While the DOJ frames it as a probe into politicized intelligence during the 2016 election, the move folds neatly into Trump’s years‑long campaign against his predecessor. Trump hates that Obama is popular, and he thinks he can use that popularity to benifit himself, but the American public can see through the move. A majority of Americans want the Epstein files to be released, and won’t be distracted by the latest dictatorial move.
Original Reporting – August 4, 2025: Donald Trump’s public accusation that Barack Obama committed treason is not a serious legal effort. It is a calculated diversion. The real story, and the one the former president would prefer you not to follow, is the public demand to release the Epstein files, where Trump’s name is currently being redacted.
The timing is impossible to ignore.

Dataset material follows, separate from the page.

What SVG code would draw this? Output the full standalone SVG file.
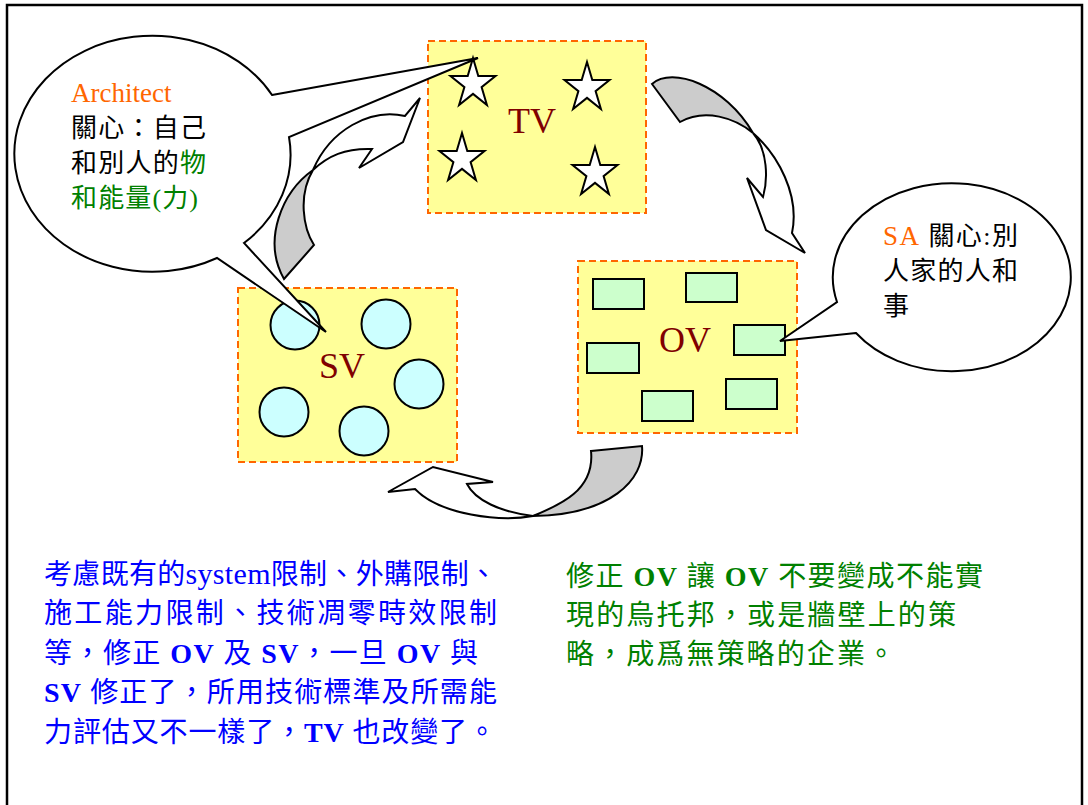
<svg xmlns="http://www.w3.org/2000/svg" xmlns:xlink="http://www.w3.org/1999/xlink" width="1088" height="805" viewBox="0 0 1088 805">
<style>
.box{fill:#FFFF99;stroke:#FF6600;stroke-width:2;stroke-dasharray:7 4}
.star{fill:#FFFFFF;stroke:#000;stroke-width:2;stroke-linejoin:miter}
.circ{fill:#CCFFFF;stroke:#000;stroke-width:2}
.rct{fill:#CCFFCC;stroke:#000;stroke-width:2}
.lbl{font-family:"Liberation Serif","Noto Sans CJK TC",serif;font-size:36px;fill:#800000;text-anchor:middle}
.call{fill:#FFFFFF;stroke:#000;stroke-width:2;stroke-linejoin:miter}
.ct{font-family:"Liberation Serif","Noto Sans CJK TC",serif;font-size:26px;fill:#000}
.para{font-family:"Liberation Serif","Noto Sans CJK TC",serif;font-size:28px}
.face{fill:#FFFFFF;stroke:#000;stroke-width:2;stroke-linejoin:miter}
.back{fill:#CCCCCC;stroke:#000;stroke-width:2;stroke-linejoin:miter}
.org{fill:#FF6600}
.grn{fill:#008000}
.blu{fill:#0000FF}
.b{font-weight:bold}
.lat{font-size:30px}
</style>
<defs>
<polygon id="star" points="0,-26 5.3,-8 22.5,-8 8.6,3.1 13.9,21 0,9.9 -13.9,21 -8.6,3.1 -22.5,-8 -5.3,-8"/>
</defs>
<rect x="7" y="5" width="1075" height="830" fill="#FFFFFF" stroke="#000" stroke-width="2.5"/>

<g id="tv">
<rect class="box" x="428" y="41" width="218" height="172"/>
<use href="#star" class="star" x="473" y="84"/>
<use href="#star" class="star" x="587" y="88"/>
<use href="#star" class="star" x="462" y="159"/>
<use href="#star" class="star" x="595" y="173"/>
<text class="lbl" x="532" y="133">TV</text>
</g>

<g id="ov">
<rect class="box" x="578" y="261" width="219" height="172"/>
<rect class="rct" x="593" y="279" width="51" height="30"/>
<rect class="rct" x="686" y="273" width="51" height="29"/>
<rect class="rct" x="734" y="325" width="51" height="30"/>
<rect class="rct" x="587" y="343" width="52" height="30"/>
<rect class="rct" x="642" y="391" width="51" height="30"/>
<rect class="rct" x="726" y="379" width="51" height="30"/>
<text class="lbl" x="685" y="352">OV</text>
</g>

<g id="sv">
<rect class="box" x="238" y="288" width="219" height="174"/>
<circle class="circ" cx="295" cy="325" r="24.5"/>
<circle class="circ" cx="386" cy="324" r="24.5"/>
<circle class="circ" cx="419" cy="384" r="24.5"/>
<circle class="circ" cx="284" cy="412" r="24.5"/>
<circle class="circ" cx="364" cy="431" r="24.5"/>
<text class="lbl" x="342" y="378">SV</text>
</g>

<g id="connectors">
<g id="arrow-sv-tv">
<path class="back" d="M284,279 L314,245 C303,228 298,195 313,170 C282,192 262,240 284,279 Z"/>
<path class="face" d="M313,170 C328,156 345,148 372,149 L359,168 L403,142 L420,98 L405,116 C370,108 330,130 313,170 Z"/>
</g>
<g id="arrow-tv-ov">
<path class="back" d="M652,84 C672,66 725,85 753,133 C735,118 705,108 680,122 Z"/>
<path class="face" d="M753,133 C778,155 800,195 792,233 L805,253 L766,230 L747,178 L763,197 C768,180 768,150 753,133 Z"/>
</g>
<g id="arrow-ov-sv">
<path class="back" d="M591,451 L642,446 C645,480 610,515 533,516 C560,505 595,490 591,451 Z"/>
<path class="face" d="M533,516 C500,522 440,515 415,489 L388,492 L433,467 L493,482 L467,484 C475,500 500,512 533,516 Z"/>
</g>
</g>

<g id="callout-architect">
<path class="call" d="M272,95 L478,58 L289,137 A138,118 0 0 1 244,243 L326,332 L217,258 A138,118 0 1 1 272,95 Z"/>
<text class="ct org" x="71" y="102" style="font-size:27px">Architect</text>
<text class="ct" x="71" y="137" textLength="135" lengthAdjust="spacing">關心：自己</text>
<text class="ct" x="71" y="172" textLength="135" lengthAdjust="spacing">和別人的<tspan class="grn">物</tspan></text>
<text class="ct grn" x="71" y="207" textLength="127" lengthAdjust="spacing">和能量(力)</text>
</g>

<g id="callout-sa">
<path class="call" d="M856,333 L780,341 L837,302 A119,94 0 1 1 856,333 Z"/>
<text class="ct" x="883" y="245" textLength="135" lengthAdjust="spacing"><tspan class="org" style="font-size:27px">SA</tspan> 關心:別</text>
<text class="ct" x="883" y="280" textLength="135" lengthAdjust="spacing">人家的人和</text>
<text class="ct" x="883" y="315">事</text>
</g>

<g id="note-blue" class="para blu">
<text x="44" y="584" textLength="453" lengthAdjust="spacing">考慮既有的<tspan class="lat">system</tspan>限制、外購限制、</text>
<text x="44" y="623" textLength="453" lengthAdjust="spacing">施工能力限制、技術凋零時效限制</text>
<text x="44" y="663" textLength="434" lengthAdjust="spacing">等，修正 <tspan class="b">OV</tspan> 及 <tspan class="b">SV</tspan>，一旦 <tspan class="b">OV</tspan> 與</text>
<text x="44" y="702" textLength="453" lengthAdjust="spacing"><tspan class="b">SV</tspan> 修正了，所用技術標準及所需能</text>
<text x="44" y="742" textLength="452" lengthAdjust="spacing">力評估又不一樣了，<tspan class="b">TV</tspan> 也改變了。</text>
</g>

<g id="note-green" class="para grn">
<text x="566" y="586" textLength="417" lengthAdjust="spacing">修正 <tspan class="b">OV</tspan> 讓 <tspan class="b">OV</tspan> 不要變成不能實</text>
<text x="566" y="625" textLength="390" lengthAdjust="spacing">現的烏托邦，或是牆壁上的策</text>
<text x="566" y="664" textLength="329" lengthAdjust="spacing">略，成爲無策略的企業。</text>
</g>
</svg>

As public and private pressure mounts for the US president to releast the Epstein files, Trump has reached for one of his oldest and most reliable tools: the political firestorm. This time, it came in the form of a bizarre Oval Office statement accusing Obama of rigging the 2016 election and committing crimes punishable by death. No credible evidence was offered. None exists.
Trump’s animosity toward Obama is not new. He built much of his early political identity on the racist “birther” conspiracy theory, insisting for years that Obama was not born in the United States. Even after Obama humiliated him at the 2011 White House Correspondents’ Dinner, Trump carried a deep personal resentment that has fueled repeated public attacks. His treason claim is simply the latest in a long history of attempts to delegitimize the first Black president.
This time, Trump doubled down online, promoting an AI-generated video of Obama being arrested in the Oval Office. It was pure propaganda, and it had its intended effect: conservative media lit up, social media drowned in partisan shouting, and the Epstein revelations slipped further down the news cycle.
The playbook is familiar. When the Access Hollywood tape threatened to sink his 2016 campaign, Trump staged a press conference flanked by women accusing Bill Clinton of sexual misconduct. When his administration faced fire over family separations at the border, he shifted the headlines by abruptly threatening to revoke press credentials from unfriendly outlets. Distraction is not a side effect of Trump’s scandals; it is the point.
This latest spectacle is especially dangerous. By accusing a former president of treason, Trump normalizes the idea of political prosecutions without evidence, feeding the authoritarian impulse to criminalize opponents. The baseless charges have already fueled a spike in threats against Obama, creating a volatile environment that could spill into real-world violence.
Meanwhile, the Epstein files continue to grow. Testimony, flight logs, and internal correspondence hint at a web of influence that reaches deep into political, corporate, and media elites. For Trump, whose name has appeared in association with Epstein for decades, the danger is obvious. Any renewed focus on those connections is a risk to his political ambitions and personal reputation.
A side-by-side look at the past two weeks makes the distraction plain. The day before Trump’s Oval Office appearance, court documents in the Epstein case were unsealed, revealing communications between Epstein’s inner circle and prominent political donors. The same week, a former Epstein associate agreed to cooperate with federal investigators. Within hours of these headlines breaking, Trump’s treason accusations against Obama dominated the airwaves.
The press must decide whether to play along. Every minute spent debating a nonexistent Obama treason case is a minute not spent investigating the people and institutions that enabled Epstein’s crimes. That is exactly the trade Trump is counting on the media to make.
This isn’t just another Trump controversy. It is a case study in how manufactured outrage can smother genuine accountability. And until the focus returns to the Epstein files, the truth remains buried under the noise.